Short exercise:
Copy out every line that contains "chart".

Dataset excerpt:
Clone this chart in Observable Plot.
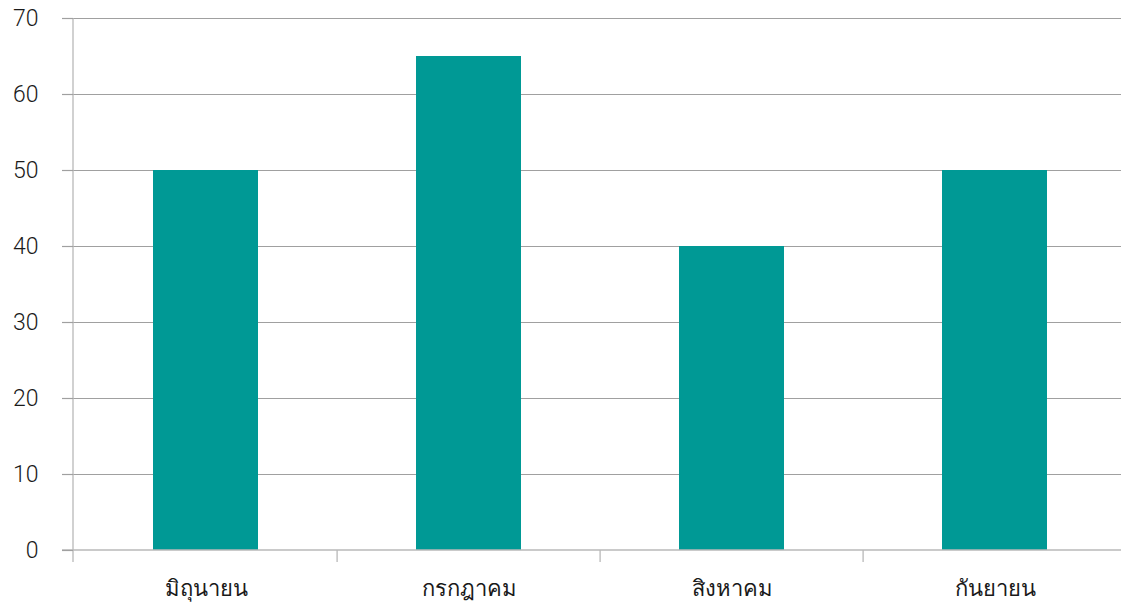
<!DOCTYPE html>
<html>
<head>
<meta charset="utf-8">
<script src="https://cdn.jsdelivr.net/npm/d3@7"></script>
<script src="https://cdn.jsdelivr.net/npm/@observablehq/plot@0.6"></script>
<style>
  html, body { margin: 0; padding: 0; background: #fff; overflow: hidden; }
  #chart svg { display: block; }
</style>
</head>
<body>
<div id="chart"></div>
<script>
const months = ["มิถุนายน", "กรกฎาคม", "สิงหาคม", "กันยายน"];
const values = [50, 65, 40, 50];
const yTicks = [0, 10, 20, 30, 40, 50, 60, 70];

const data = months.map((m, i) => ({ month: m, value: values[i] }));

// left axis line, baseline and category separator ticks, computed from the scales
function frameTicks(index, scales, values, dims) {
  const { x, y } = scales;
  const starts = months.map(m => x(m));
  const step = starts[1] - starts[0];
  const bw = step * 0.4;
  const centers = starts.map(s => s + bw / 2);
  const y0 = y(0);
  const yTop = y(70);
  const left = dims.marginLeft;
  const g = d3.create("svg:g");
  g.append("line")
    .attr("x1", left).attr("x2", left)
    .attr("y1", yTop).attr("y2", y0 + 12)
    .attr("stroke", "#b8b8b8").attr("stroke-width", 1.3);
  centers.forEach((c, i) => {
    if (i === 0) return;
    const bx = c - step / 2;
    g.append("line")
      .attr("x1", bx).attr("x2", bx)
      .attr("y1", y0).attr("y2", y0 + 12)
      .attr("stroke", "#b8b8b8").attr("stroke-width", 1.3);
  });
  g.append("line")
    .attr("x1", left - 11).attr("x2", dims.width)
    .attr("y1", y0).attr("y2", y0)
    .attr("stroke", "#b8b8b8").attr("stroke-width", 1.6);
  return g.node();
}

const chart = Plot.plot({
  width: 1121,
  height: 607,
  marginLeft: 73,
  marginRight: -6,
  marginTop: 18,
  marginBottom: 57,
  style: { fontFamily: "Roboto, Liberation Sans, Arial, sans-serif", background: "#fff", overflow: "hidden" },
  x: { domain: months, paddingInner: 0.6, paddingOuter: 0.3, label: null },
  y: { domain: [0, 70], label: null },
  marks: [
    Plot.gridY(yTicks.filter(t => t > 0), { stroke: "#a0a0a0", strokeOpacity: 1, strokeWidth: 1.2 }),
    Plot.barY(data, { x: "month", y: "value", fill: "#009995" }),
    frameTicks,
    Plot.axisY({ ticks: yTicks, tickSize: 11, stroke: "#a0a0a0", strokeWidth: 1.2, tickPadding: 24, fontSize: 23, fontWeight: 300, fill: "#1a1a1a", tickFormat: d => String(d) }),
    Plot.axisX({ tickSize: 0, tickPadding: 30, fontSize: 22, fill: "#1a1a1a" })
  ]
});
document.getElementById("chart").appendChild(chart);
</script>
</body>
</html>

Answer below:
Clone this chart in Observable Plot.
  #chart svg { display: block; }
<div id="chart"></div>
const chart = Plot.plot({
document.getElementById("chart").appendChild(chart);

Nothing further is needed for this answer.